Recall that for 1 <= p <= infinity there is a metric on R^2 called
Lp, for which the distance is given as

  d(p,q) = (|p_x-q_x|^p + |p_y-q_y|^p) ^ (1/p).

In the L2 (Euclidean) metric, the ratio of a disc's circumference to
its diameter is Pi.  But in the L1 (taxicab) metric the ratio is 4.
The Linfinity metric is proportional to L1 rotated 90 degrees, so
of course its ratio is 4 also.

In the Lp metric the ratio is

              Pi/4            p(p-1)          p(p-1)
                       (cos t)       + (sin t)         (1/p)
  R(p) =  4 Integral ( ----------------------------- )        dt
                                p           p  (p+1)
                0      ( (cos t)   + (sin t)  )

according to Mathematica.  The only p for which I've been able to
integrate R(p) to anything recognizable are 1, 2, 1/2, 1/3, -1, and
-1/2, though I haven't gone seriously into the inverse symbolic
calculator.  Not that L_p is a metric for p<1 , but it's still neat
that

  R(1/3) = 4 + 8 Gamma[4/3] Gamma[5/3] ,
  R(1/2) = 4 + Pi ,
  R(-1) = Pi ,
  R(-1/2) = 8 Gamma[4/3] Gamma[5/3].

at least numerically. Can any other integraters do anything with this,
either in general or for other special cases?
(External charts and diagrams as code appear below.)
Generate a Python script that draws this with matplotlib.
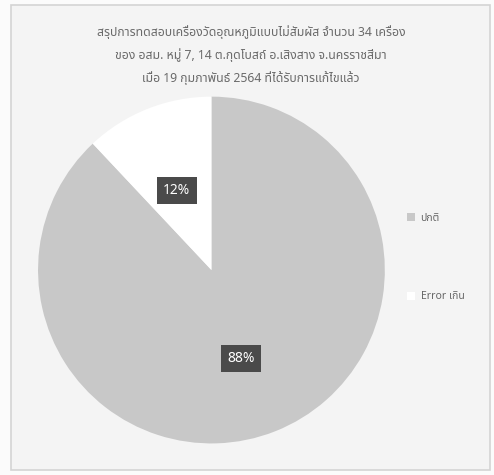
import matplotlib.pyplot as plt
from matplotlib import font_manager
from matplotlib.ft2font import FT2Font

labels = ['ปกติ', 'Error เกิน']
values = [88, 12]
colors = ['#c8c8c8', '#ffffff']
pct_labels = ['88%', '12%']
title_lines = ['สรุปการทดสอบเครื่องวัดอุณหภูมิแบบไม่สัมผัส จำนวน 34 เครื่อง',
               'ของ อสม. หมู่ 7, 14 ต.กุดโบสถ์ อ.เสิงสาง จ.นครราชสีมา',
               'เมื่อ 19 กุมภาพันธ์ 2564 ที่ได้รับการแก้ไขแล้ว']


def find_thai_fonts():
    # installed fonts that have Thai glyphs
    found = []
    for path in font_manager.findSystemFonts():
        try:
            f = FT2Font(path)
            if f.get_char_index(ord('ก')):
                found.append(font_manager.FontProperties(fname=path).get_name())
        except Exception:
            pass
    return sorted(set(found))


thai_fonts = find_thai_fonts()
pick = None
for name in ['Noto Sans Thai', 'Sarabun', 'IBM Plex Sans Thai', 'Anuphan']:
    if name in thai_fonts:
        pick = name
        break
if pick is None:
    prop = [n for n in thai_fonts if 'mono' not in n.lower()]
    pick = (prop or thai_fonts or ['DejaVu Sans'])[0]
plt.rcParams['font.family'] = [pick, 'DejaVu Sans']

fig = plt.figure(figsize=(4.94, 4.75), dpi=100, facecolor='#fbfbfb')
fig.patches.append(plt.Rectangle((11 / 494, 5 / 475), 479 / 494, 465 / 475,
                                 transform=fig.transFigure, facecolor='#f4f4f4',
                                 edgecolor='#d4d4d4', lw=1.2, zorder=-5))

ax = fig.add_axes([0.077, 0.063, 0.702, 0.737])
ax.set_facecolor('none')
wedges, texts = ax.pie(values, colors=colors, startangle=90, counterclock=False,
                       wedgeprops=dict(edgecolor='none'))
ax.set_xlim(-1, 1)
ax.set_ylim(-1, 1)
ax.set_aspect('equal')

# data labels in dark boxes
label_pos = [(0.17, -0.51), (-0.2, 0.46)]
for txt, (x, y) in zip(pct_labels, label_pos):
    ax.text(x, y, txt, ha='center', va='center', color='white', fontsize=10,
            bbox=dict(boxstyle='square,pad=0.45', fc='#4a4a4a', ec='none'))

for i, line in enumerate(title_lines):
    fig.text(0.508, 0.932 - i * 0.048, line, ha='center', va='center',
             fontsize=8.8, color='#6a6a6a', fontweight='bold')

leg = fig.legend(wedges, labels, loc='center left', bbox_to_anchor=(0.805, 0.458),
                 frameon=False, fontsize=7.5, labelcolor='#666666',
                 labelspacing=6.5, handlelength=0.8, handleheight=0.8,
                 handletextpad=0.5)

fig.savefig('out.png', dpi=100, facecolor=fig.get_facecolor())
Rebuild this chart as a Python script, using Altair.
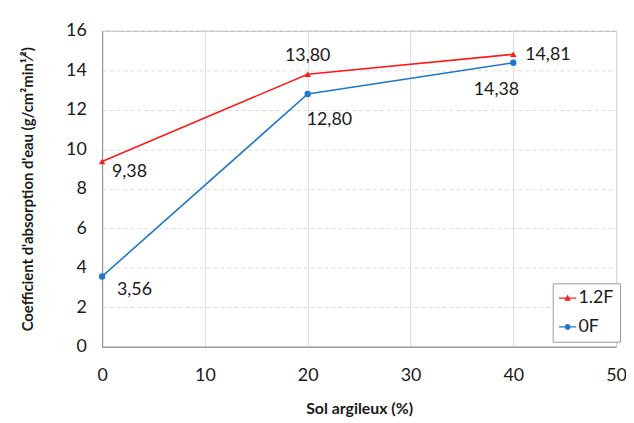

The other interesting thing I've found is that, numerically at least,

R(p) = R(p/(p-1)) for p>1,
R(p) = R(p/(p-1)) - 4 for 1>p>0, and
R(p) = R(p/(p-1)) + 4 for p<0.

At least the first one is suggested by the L1 disc rotating to the
rescaled Linfinity disc, and the L2 disc being fixed under rotation,
but in general the Lp norm is not just the L_(p/(p-1)) norm scaled
and rotated.  So what gives?

Dan Hoey
haoyuep@aol.com